Are You Ready for What's Coming?

By all estimations, interesting times lie ahead as the Obama administration gets serious about its occupational safety and health agenda. Gone, it seems, are the emphases on alliances and consultations, set aside in favor of an increased focus on enforcement and higher fines.

Here we are only six months into the Obama administration, and already we have seen:

  • A national emphasis program on combustible dust that names the recycling industry, among others, one of their targets for enforcement action;

  • A national emphasis program on record keeping that is built on the administration's suspicions that occupational illnesses and injuries are on the order of three times greater than are shown by current reporting criteria;

  • A regional emphasis program in OSHA's Region IV (Alabama, Florida, Georgia, Kentucky, Mississippi, North Carolina, South Carolina, and Tennessee) to focus "on health hazards related to operations involving scrap and waste materials, including recycling/reclaim facilities";

  • A budget that includes hiring 160 new OSHA compliance officers in the coming year.

The above are likely only the beginning. The Protecting America's Workers Act (PAWA), about which I wrote a few months ago, still has a strong pulse. This is the legislation that would raise fines dramatically across the board and would elevate certain willful violations of the OSHA standards from misdemeanors to felonies, punishable by up to 10 years in prison.
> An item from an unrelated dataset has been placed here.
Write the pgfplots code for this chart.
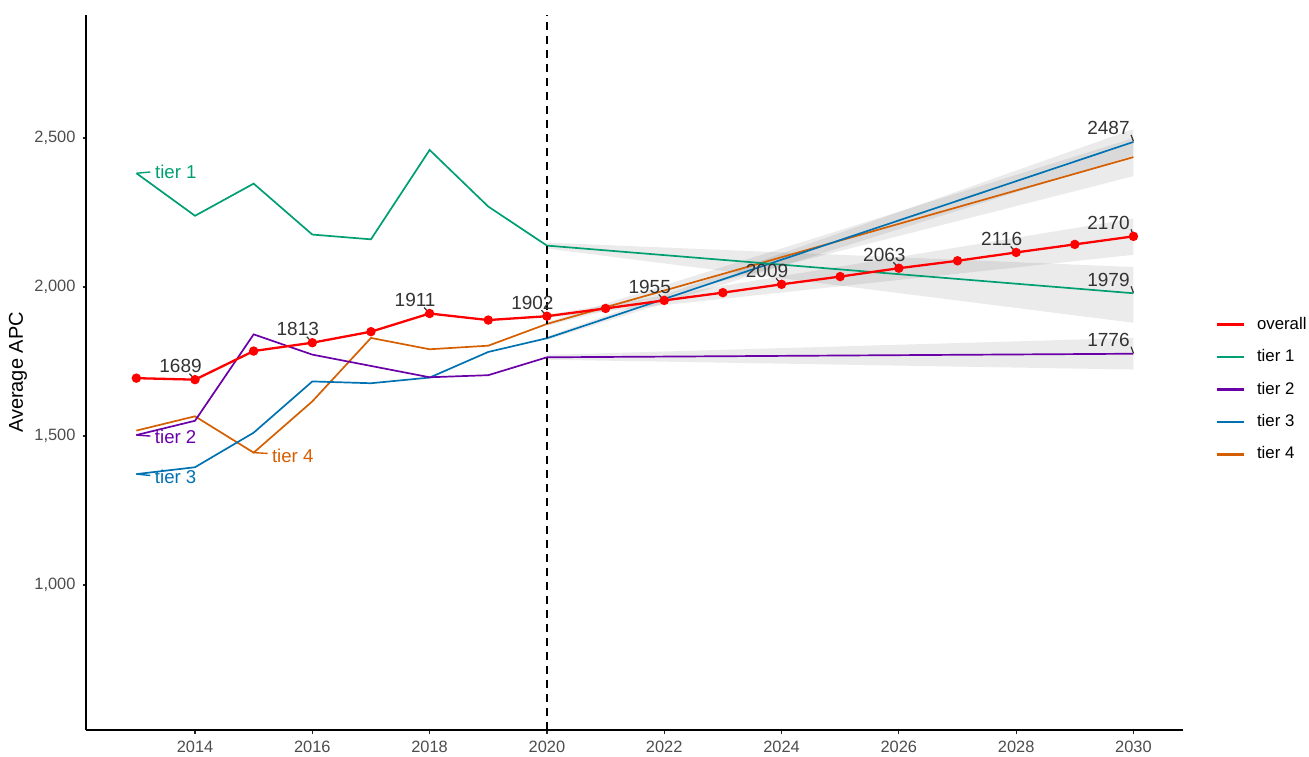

It's interesting to note that the last time PAWA wandered through Congress, its cosponsors included then-Rep. (now Labor Secretary) Hilda Solis, and then-Sen. (now President) Barack Obama. On the senate side, the name at the top of the sponsors' list was Edward Kennedy, the ailing elder of the Democratic Party. In fact, according to my attorney friend, the phrase, "Sen. Kennedy's legacy" has been invoked repeatedly in association with PAWA.

Thus far, however, no one has reintroduced the Protecting America's Workers Act, and experience teaches that what looks to be a "sure thing" in Washington never is until the ink is actually on the paper. Maybe the new regulations will never make it to the floor.
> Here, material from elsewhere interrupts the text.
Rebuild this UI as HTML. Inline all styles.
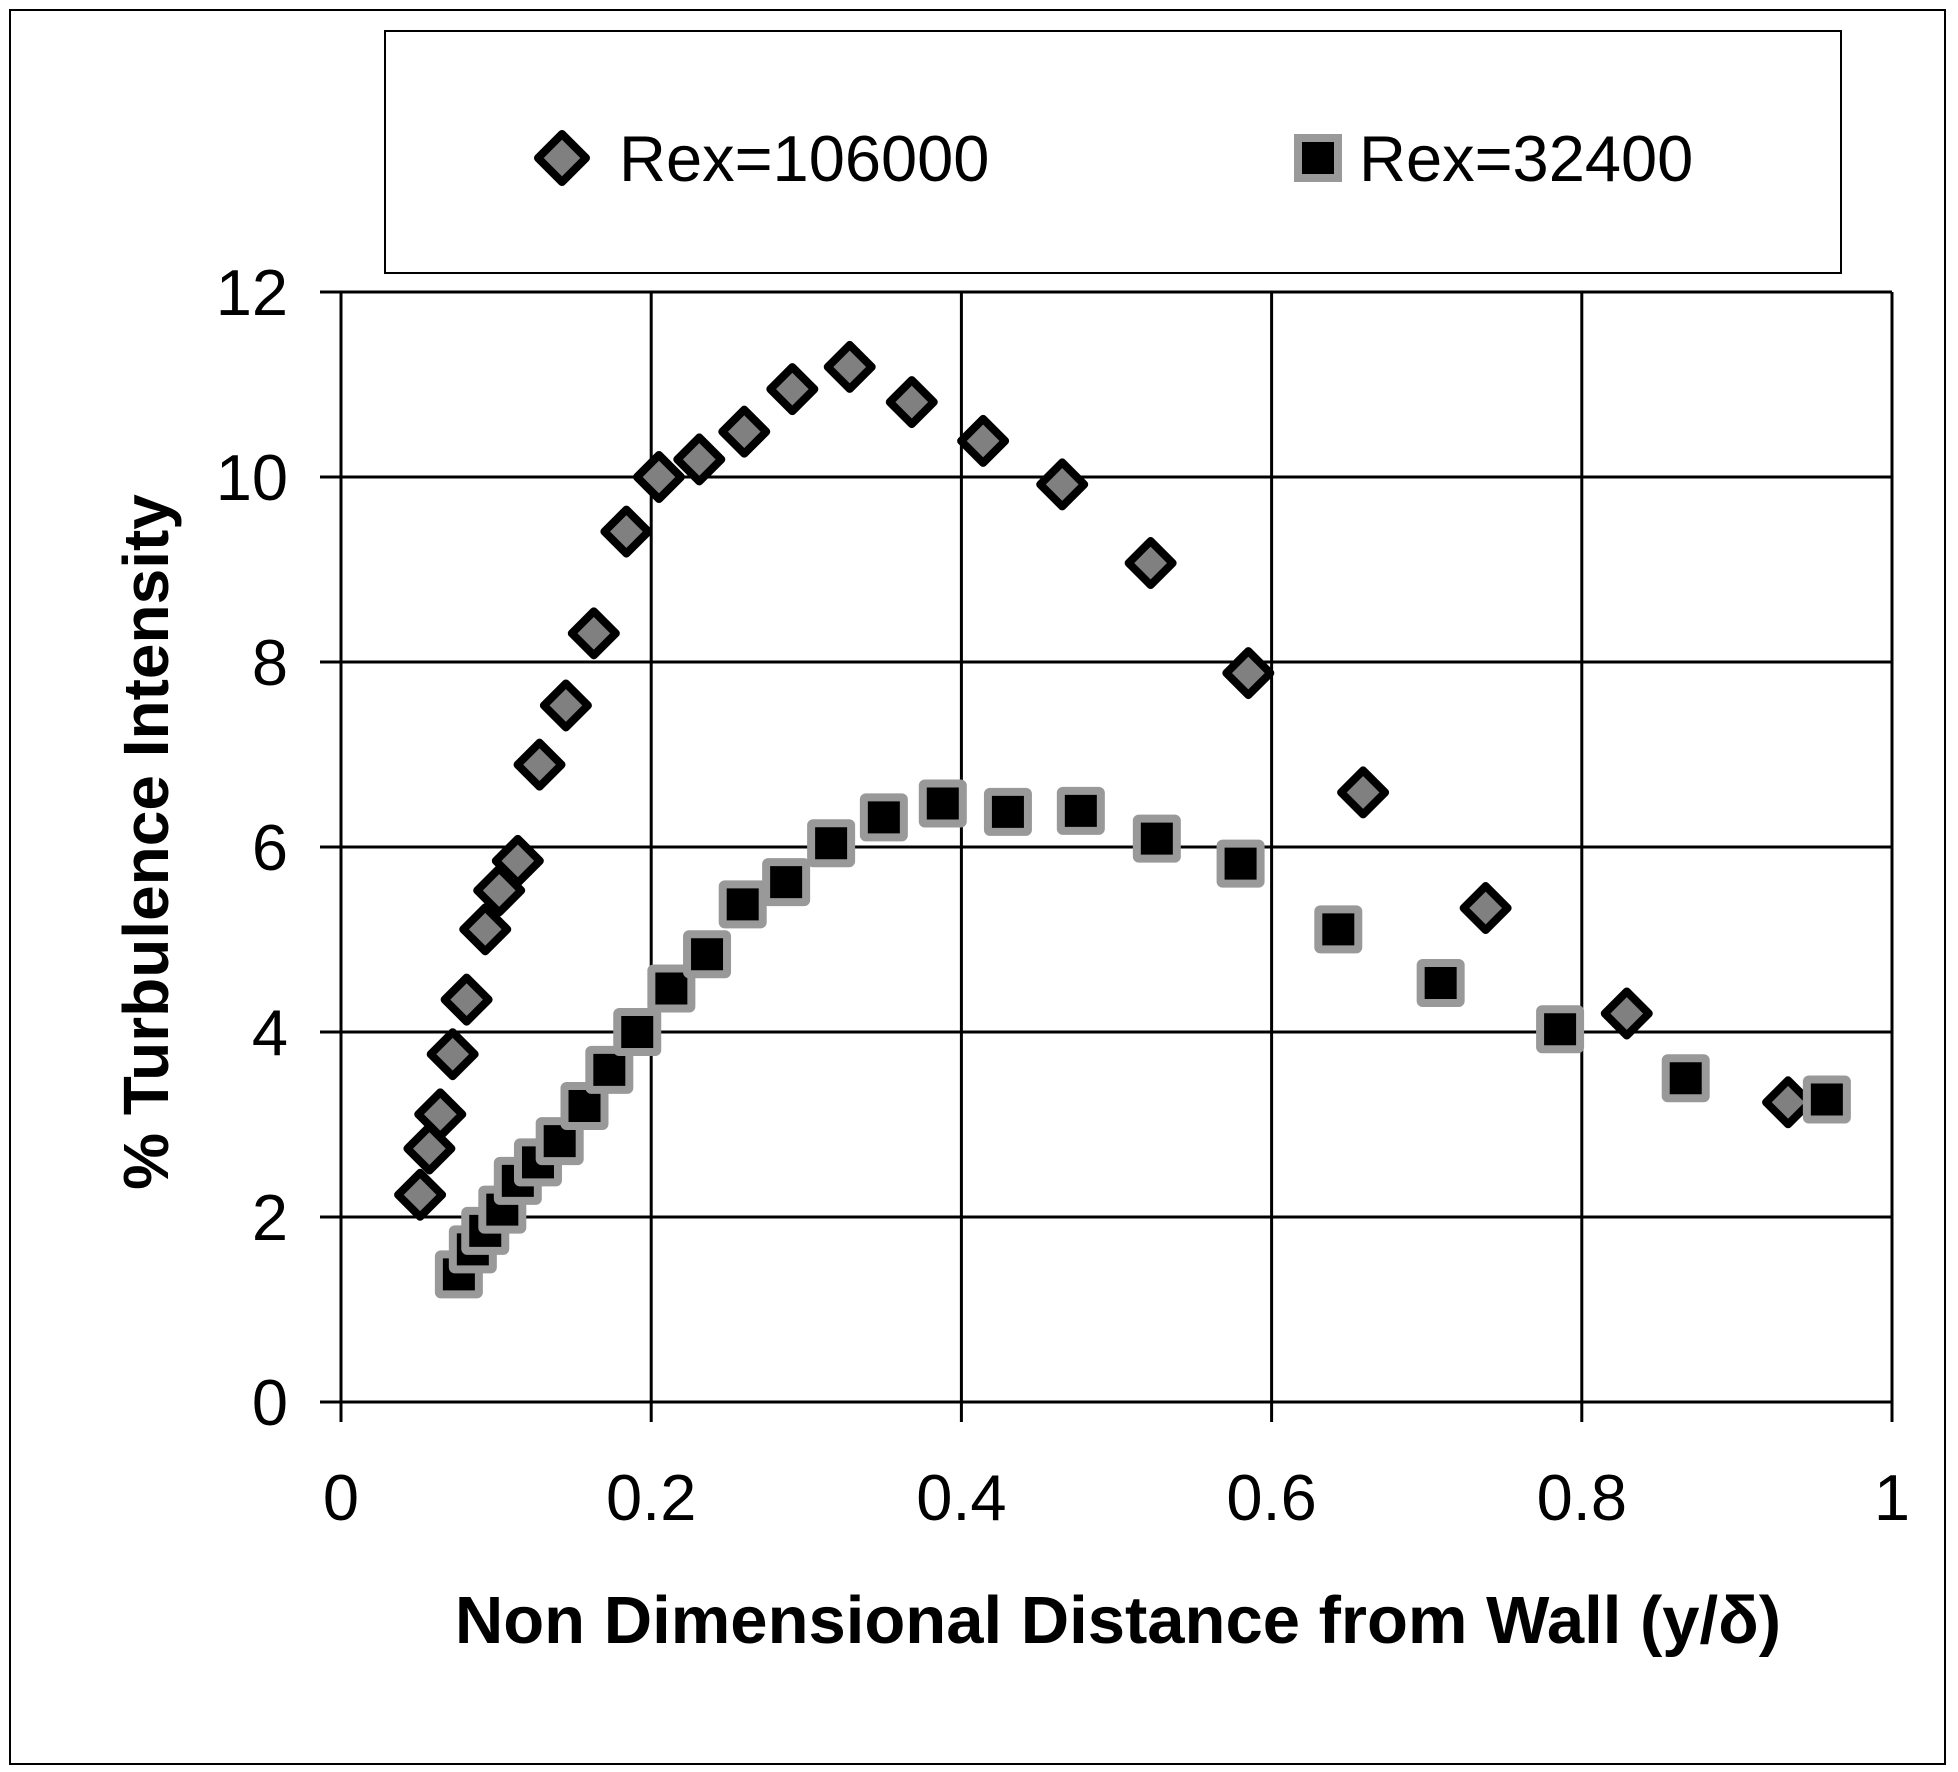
<!DOCTYPE html>
<html><head><meta charset="utf-8"><style>
html,body{margin:0;padding:0;background:#fff}
svg{display:block}
text{font-family:"Liberation Sans",Arial,sans-serif;fill:#000}
</style></head><body>
<svg id="chart" width="1958" height="1772" viewBox="0 0 1958 1772" xmlns="http://www.w3.org/2000/svg">
<rect x="10" y="10" width="1935" height="1754" fill="#fff" stroke="#000" stroke-width="2"/>
<g id="grid"></g>
<g id="axes"></g>
<g id="s1"></g>
<g id="s2"></g>
<g>
<rect x="385" y="31" width="1456" height="242" fill="#fff" stroke="#000" stroke-width="2"/>
<g>
<polygon points="562,134 586,158 562,182 538,158" fill="#808080" stroke="#000" stroke-width="8" stroke-linejoin="round"/>
<text x="619" y="181" font-size="65">Rex=106000</text>
</g>
<g>
<rect x="1298" y="138" width="40" height="40" fill="#000" stroke="#999" stroke-width="8"/>
<text x="1359" y="181" font-size="65">Rex=32400</text>
</g>
</g>
<text font-size="64" font-weight="bold" text-anchor="middle" transform="translate(168,842) rotate(-90)">% Turbulence Intensity</text>
<text font-size="67" font-weight="bold" text-anchor="middle" x="1118" y="1643">Non Dimensional Distance from Wall (y/δ)</text>
</svg>
<script>
const xTicks=[0,0.2,0.4,0.6,0.8,1];
const xTickLabels=["0","0.2","0.4","0.6","0.8","1"];
const yTicks=[0,2,4,6,8,10,12];
const yTickLabels=["0","2","4","6","8","10","12"];
const x106=[0.051,0.057,0.064,0.072,0.081,0.093,0.102,0.114,0.128,0.145,0.163,0.184,0.205,0.231,0.260,0.291,0.328,0.368,0.414,0.465,0.522,0.585,0.659,0.738,0.829,0.933];
const y106=[2.24,2.74,3.11,3.76,4.35,5.11,5.53,5.85,6.89,7.53,8.31,9.41,10.0,10.19,10.49,10.95,11.19,10.81,10.39,9.92,9.07,7.88,6.59,5.34,4.20,3.24];
const x324=[0.076,0.085,0.093,0.104,0.114,0.127,0.141,0.157,0.173,0.191,0.213,0.236,0.259,0.287,0.316,0.350,0.388,0.430,0.477,0.526,0.580,0.643,0.709,0.786,0.867,0.958];
const y324=[1.38,1.65,1.85,2.08,2.39,2.59,2.82,3.20,3.59,4.00,4.47,4.84,5.38,5.62,6.04,6.32,6.47,6.38,6.39,6.09,5.82,5.11,4.53,4.03,3.50,3.27];
const NS="http://www.w3.org/2000/svg";
const X0=341,X1=1892,Y0=1402,Y1=292;
const sx=v=>X0+(v-0)/(1-0)*(X1-X0);
const sy=v=>Y0-(v-0)/(12-0)*(Y0-Y1);
function mk(tag,attrs,parent){const e=document.createElementNS(NS,tag);for(const k in attrs)e.setAttribute(k,attrs[k]);parent.appendChild(e);return e;}
const grid=document.getElementById('grid'),axes=document.getElementById('axes');
yTicks.forEach((t,i)=>{
  const l=mk('line',{x1:X0-21,x2:X1,y1:sy(t),y2:sy(t),stroke:'#000','stroke-width':3},grid);
  
  
  const tx=mk('text',{x:288,y:sy(t)+23,'font-size':65,'text-anchor':'end'},axes);
  tx.textContent=yTickLabels[i];
  
  
});
xTicks.forEach((t,i)=>{
  const l=mk('line',{x1:sx(t),x2:sx(t),y1:Y1,y2:Y0+20,stroke:'#000','stroke-width':3},grid);
  
  
  const tx=mk('text',{x:sx(t),y:1520,'font-size':65,'text-anchor':'middle'},axes);
  tx.textContent=xTickLabels[i];
  
  
});
const s1=document.getElementById('s1'),s2=document.getElementById('s2');
x106.forEach((v,i)=>{
  const cx=sx(v),cy=sy(y106[i]),r=22;
  const p=mk('polygon',{points:`${cx},${cy-r} ${cx+r},${cy} ${cx},${cy+r} ${cx-r},${cy}`,fill:'#808080',stroke:'#000','stroke-width':8,'stroke-linejoin':'round'},s1);
  
  
});
x324.forEach((v,i)=>{
  const cx=sx(v),cy=sy(y324[i]);
  const p=mk('rect',{x:cx-20,y:cy-20,width:40,height:40,fill:'#000',stroke:'#999','stroke-width':8,rx:2},s2);
  
  
});
</script>
</body></html>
Just for the sake of argument, though, let's pretend that the future is here, and OSHA regulations have been installed with a new set of teeth. Is this a good thing or a bad thing? The first reaction, I think—the knee-jerk reaction—is to think negatively. There's enough regulation in our lives, thank you very much; who needs more? The mind conjures squadrons of compliance officers flooding our workplaces and sticking their noses into operations they don't understand while insisting that the impossible be accomplished.
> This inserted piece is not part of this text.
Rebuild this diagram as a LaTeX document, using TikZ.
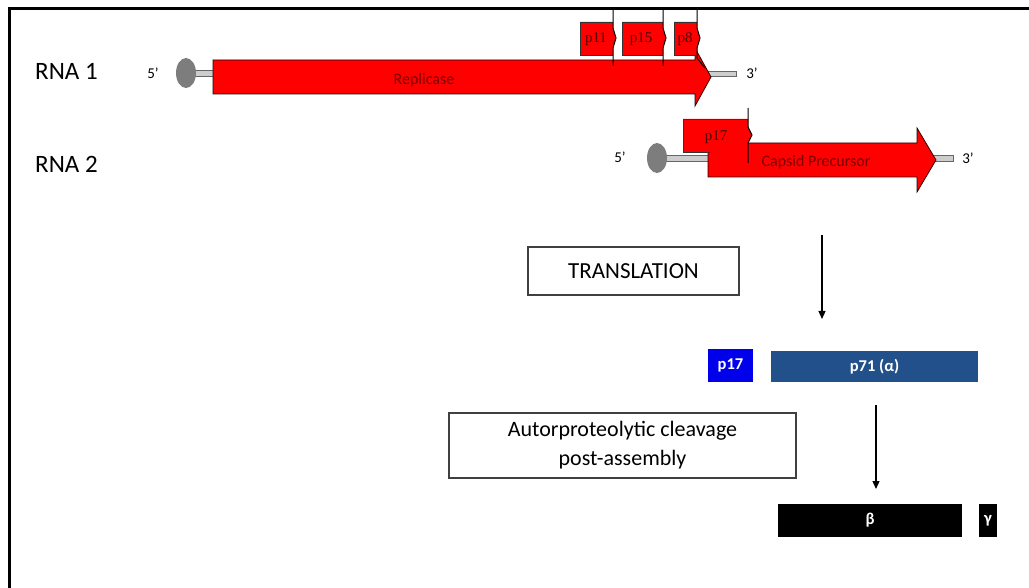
\documentclass[tikz,border=0pt]{standalone}
\usepackage{fontspec}
\setmainfont{Carlito}
\newfontfamily\serifp{Liberation Serif}
\usetikzlibrary{arrows.meta,shapes.geometric}
\definecolor{genered}{RGB}{255,0,0}
\definecolor{txtred}{RGB}{120,0,0}
\definecolor{pblue}{RGB}{0,0,235}
\definecolor{qblue}{RGB}{33,80,138}
\definecolor{capgrey}{RGB}{125,125,125}
\definecolor{rodgrey}{RGB}{205,205,205}
\begin{document}
\begin{tikzpicture}[x=1pt,y=-1pt,
  gene/.style={fill=genered,draw=black!85!red,line width=0.8pt},
  rod/.style={fill=rodgrey,draw=black!60,line width=0.6pt},
  capnode/.style={ellipse,fill=capgrey,draw=none,minimum width=20pt,minimum height=30pt,inner sep=0pt},
  rnalbl/.style={font=\fontsize{25}{29}\selectfont,inner sep=0pt,anchor=west},
  primelbl/.style={font=\fontsize{15}{17}\selectfont,inner sep=0pt},
  genetxt/.style={font=\fontsize{16}{18}\selectfont,text=txtred,inner sep=0pt},
  ptxt/.style={font=\serifp\fontsize{15}{17}\selectfont,text=txtred!70!black,inner sep=0pt},
  stepbox/.style={draw=black!75,line width=1.1pt,fill=white,align=center,inner sep=0pt,
                  font=\fontsize{22}{29}\selectfont},
  protbox/.style={inner sep=0pt,text=white,font=\bfseries\fontsize{16.5}{18}\selectfont},
  flowarrow/.style={line width=1.2pt,-{Triangle[width=7pt,length=8pt]}},
  tick/.style={line width=1pt,draw=black}
]
\useasboundingbox (0,0) rectangle (1029,588);
% frame
\draw[line width=3pt] (9,588) -- (9,9) -- (1029,9);

% ---------- RNA 1 ----------
\node[rnalbl] (rna1) at (35,71) {RNA 1};
\node[primelbl] (fivea) at (153,73) {5'};
\draw[rod] (186,70) rectangle (215,76);
\draw[rod] (705,71) rectangle (736,76);
\node[capnode] (capa) at (186,73) {};
\draw[gene] (213,60) -- (695,60) -- (695,48) -- (711,77) -- (695,106) -- (695,94) -- (213,94) -- cycle;
\node[genetxt] (replicase) at (424,80) {Replicase};
\node[primelbl] (threea) at (752,73) {3'};

% small ORFs
\fill[genered] (580,22) -- (613,22) -- (613,28) -- (616,38) -- (613,48) -- (613,55) -- (580,55) -- cycle;
\draw[black!80,line width=0.6pt] (613,55) -- (580,55) -- (580,22) -- (613,22);
\draw[tick] (613,10) -- (613,28) -- (616,38) -- (613,48) -- (613,66);
\node[ptxt] (p11) at (596,39) {p11};

\fill[genered] (622,22) -- (663,22) -- (663,28) -- (666,38) -- (663,48) -- (663,55) -- (622,55) -- cycle;
\draw[black!80,line width=0.6pt] (663,55) -- (622,55) -- (622,22) -- (663,22);
\draw[tick] (663,10) -- (663,28) -- (666,38) -- (663,48) -- (663,66);
\node[ptxt] (p15) at (641,39) {p15};

\fill[genered] (674,22) -- (697,22) -- (697,28) -- (700,38) -- (697,48) -- (697,55) -- (674,55) -- cycle;
\draw[black!80,line width=0.6pt] (697,55) -- (674,55) -- (674,22) -- (697,22);
\draw[tick] (697,10) -- (697,28) -- (700,38) -- (697,48) -- (697,58) -- (705,68);
\node[ptxt] (p8) at (685,39) {p8};

% ---------- RNA 2 ----------
\node[rnalbl] (rna2) at (35,164) {RNA 2};
\node[primelbl] (fiveb) at (620,157) {5'};
\draw[rod] (657,155) rectangle (712,161);
\draw[rod] (930,155) rectangle (953,161);
\node[capnode] (capb) at (657,158) {};
\draw[gene] (708,143) -- (917,143) -- (917,128) -- (936,160) -- (917,192) -- (917,177) -- (708,177) -- cycle;
\node[genetxt] (capsid) at (816,162) {Capsid Precursor};
\node[primelbl] (threeb) at (968,158) {3'};

\fill[genered] (683,119) -- (748,119) -- (748,127) -- (752,135) -- (748,143) -- (748,152) -- (683,152) -- cycle;
\draw[black!80,line width=0.6pt] (710,152) -- (683,152) -- (683,119) -- (748,119);
\draw[tick] (748,108) -- (748,127) -- (752,135) -- (748,143) -- (748,163);
\node[ptxt] (p17g) at (716,137) {p17};

% ---------- steps ----------
\node[stepbox,minimum width=211pt,minimum height=48pt,font=\fontsize{23}{27}\selectfont] (transl) at (633.5,271) {TRANSLATION};
\coordinate (a1s) at (822,235);
\coordinate (a1e) at (822,319);
\draw[flowarrow] (a1s) -- (a1e);

\node[protbox,fill=pblue,minimum width=45pt,minimum height=33pt] (p17p) at (730.5,365.5) {p17};
\node[protbox,fill=qblue,minimum width=207pt,minimum height=31pt] (p71) at (874.5,366.5) {p71 (α)};

\node[stepbox,minimum width=347pt,minimum height=65pt] (auto) at (622.5,445.5) {Autorproteolytic cleavage\\post-assembly};
\coordinate (a2s) at (876,405);
\coordinate (a2e) at (876,489);
\draw[flowarrow] (a2s) -- (a2e);

\node[protbox,fill=black,minimum width=184pt,minimum height=33pt] (beta) at (870,520.5) {β};
\node[protbox,fill=black,minimum width=18pt,minimum height=33pt] (gamma) at (988,520.5) {γ};
\end{tikzpicture}
\end{document}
That's the panic response. A more reasoned fantasy could be that of workers who otherwise might have been injured or killed at work returning home to their families at night.

It seems to me that fears of new regulation reflect a number of emotions that really don't have all that much to do with the nature of the subject being regulated. First, there's the annoyance factor-the reams of paper and hours of time necessary to turn regulations into reality. When you're already working 12 hours a day, even another 15 minutes can seem like a lot of time.

Then there's the "gotcha" factor that's attendant to all unannounced inspections, whether by OSHA, EPA, or the IRS. The truism goes, everybody's doing something wrong if you look hard enough for it, and it's hard to admire the guy whose job it is to dig that deeply.

Okay, fine. Human nature is human nature. But we're being unfair if we don't consider the opposite side of the equation, as well. Let's begin with the foundation upon which OSHA regulations are built: to ensure a safe and healthful workplace for every American worker. I personally don't believe that increased regulation ever leads to better safety cultures, but if fears of bankrupting fines and long jail terms make people do the right things for the wrong reasons, I can't argue with the results.

Let's also consider the fact that OSHA's General Industry Standards will celebrate their 40th anniversary next year. That's two-fifths of a century. Twenty Congresses. Eight presidencies. I was in sixth grade. We're talking a long time. So if, after all that time, the requirements of OSHA remain unfamiliar to slices of an industrial sector, mightn't that be prima facie evidence that increased enforcement is overdue?

Forgive me for over-simplifying what I know can be a very complicated chore, but the best bulwarks to defend oneself against the imagined squadrons of enforcers are built of simple acceptance and cooperation. Maybe we should just try compliance.

If you haven't already availed yourself of ISRI Safety's slate of outreach programs, I suggest that now might be a good time to do so. Our ISRI Safety Blueprint, OSHA 10-Hour Training, and Transportation Ride-Along programs are all available free of charge to any Safety Pledge-signing ISRI member.

Although it seems nearly certain that a new day of enforcement is coming, it's equally certain that ISRI Safety will do everything we can to help you meet the challenges.